Second, talking about the need for systemic change only gets you so far. If you want real impact, you must zero in on specific parts of the economy, developing an acute understanding of the political and market contexts in which they operate—and then working the relevant leverage and pressure points to the point where the incumbents turn turtle and give up.
And third, whatever you are doing, make it engaging for the rest of us, for ordinary folk. Build and nurture grassroots support wherever you can. Give supporters opportunities to get actively involved. And, even if the cloud reaches down to your ankles and the storm overhead is thumping down on the roof of your tent, make it a joy to be part of. To sustain the necessary level of effort over the necessary expanses of time, most of us will need some fun along the way.
P.S. Huge thanks to Chris Hines for inviting me to the Ball and for putting me up on the very spot where SAS was birthed—and to Volans CEO Louise Kjellerup Roper and her husband Mark for being joyfully part of it all, too.
I agree the struggle NGOs face is definitely a real one especially when many voices are asking for the same discussion points and vying for the same pots of funding.
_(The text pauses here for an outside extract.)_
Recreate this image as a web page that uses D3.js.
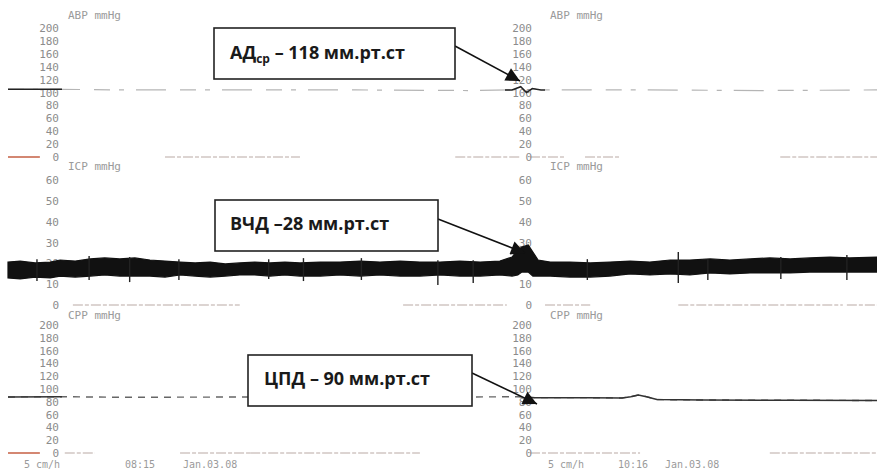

My thoughts on this are definitely ones of not just fighting for a radical system change but finding a way for radical collaboration.
It was a joy to talk so much on Saturday. Thanks again.
"If I have a theory of change, it begins with scientists doing the science, continues with campaigners and activists agitating to get the media to broadcast the story to the public and then sees concerned populations bringing political pressure to bear on key decision-makers. Healthy societies and healthy markets depend on civil society organizations."
Love this John. Like Yvette in this thread, I worry that there is far too much duplication in the NGO/CSO/Charity space. It causes confusion, dilution, and exceptional pressure on reducing funding pots.
But, BUT, NGOs are a vital element of your ToC...if governments and corporates acted responsibly in the first place we wouldn't need them.